Namespaces is still, years after its release, a source of problems and disagreement. The XML Namespaces specification is simple and gets the job done with minimum fuss. The problem? It pushes an immense burden of complexity onto the APIs and XML reader/writer implementations. Supporting XML Namespaces introduces significant complexity in the parsers, because it forces parsers to parse the entire start-tag before returning any text information. It complicates XML stores, such as DOM implementations, because the XML Namespace specification only discusses parsing XML, and introduces a number of serious complications to edit scenarios. It complicates XML writers, because it introduces new constraints and ambiguities.
Then there is the issue of the ‘default namespace’. I still see regular emails from people confused about why their XPath doesn’t work because of namespace issues. Namespaces is possibly the single largest obstacle for people new to XML. So much else about XML seems common sense, and then XML Namespaces rears it’s ugly head. I still regularly argue how our code should handle odd edge cases introduced by namespaces.
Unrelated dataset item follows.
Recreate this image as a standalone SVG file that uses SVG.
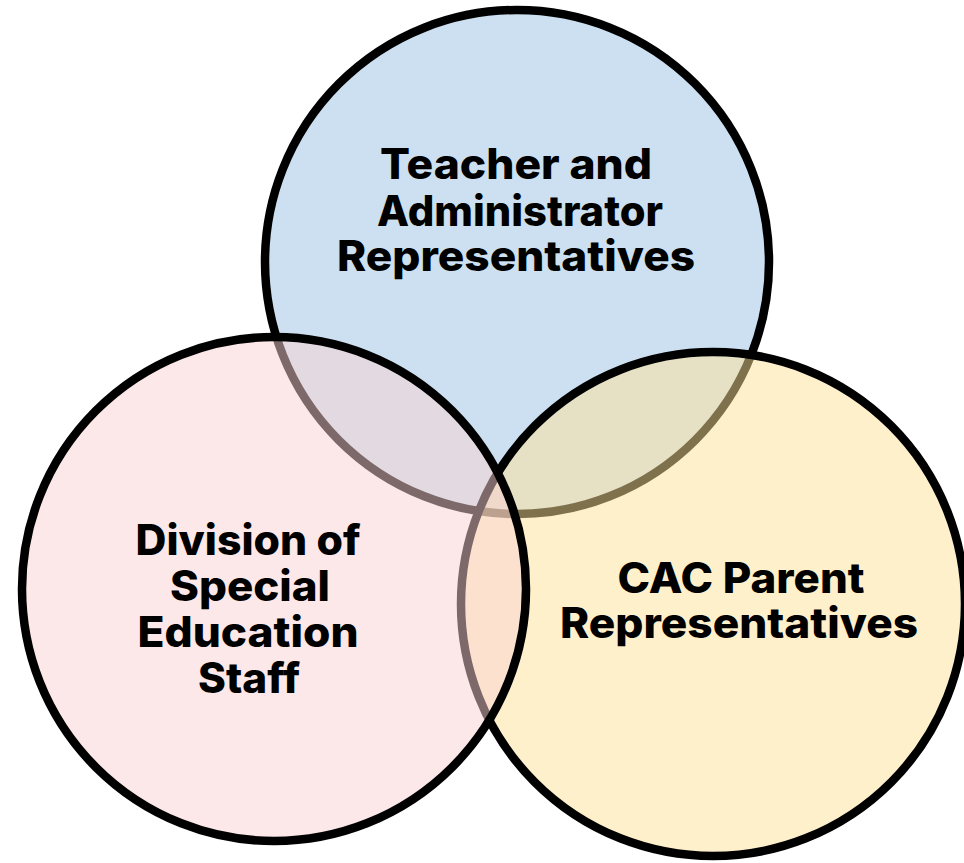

Note that nowhere above do I talk about how XML should
have handled these issues. In most cases, when the original decisions were made and they made sense to me. I like to believe that I have learned a lesson or two since, but who knows. My purpose in writing this was to educate people about where XML goes astray from what you expect. Proposing solutions is of no real use, since XML is a standard and isn’t changing significantly anytime soon. It is worth understanding where we made our worst mistakes to avoid making similar mistakes again. The above are some of the hard lessons I have learned, having been implementing XML APIs for customers for almost 7 years. These are not the only issues I have with the XML 1.0 specification; they are only the most glaring. If I could go back in time, these are the areas I would have attempted to influence in a difference direction the most.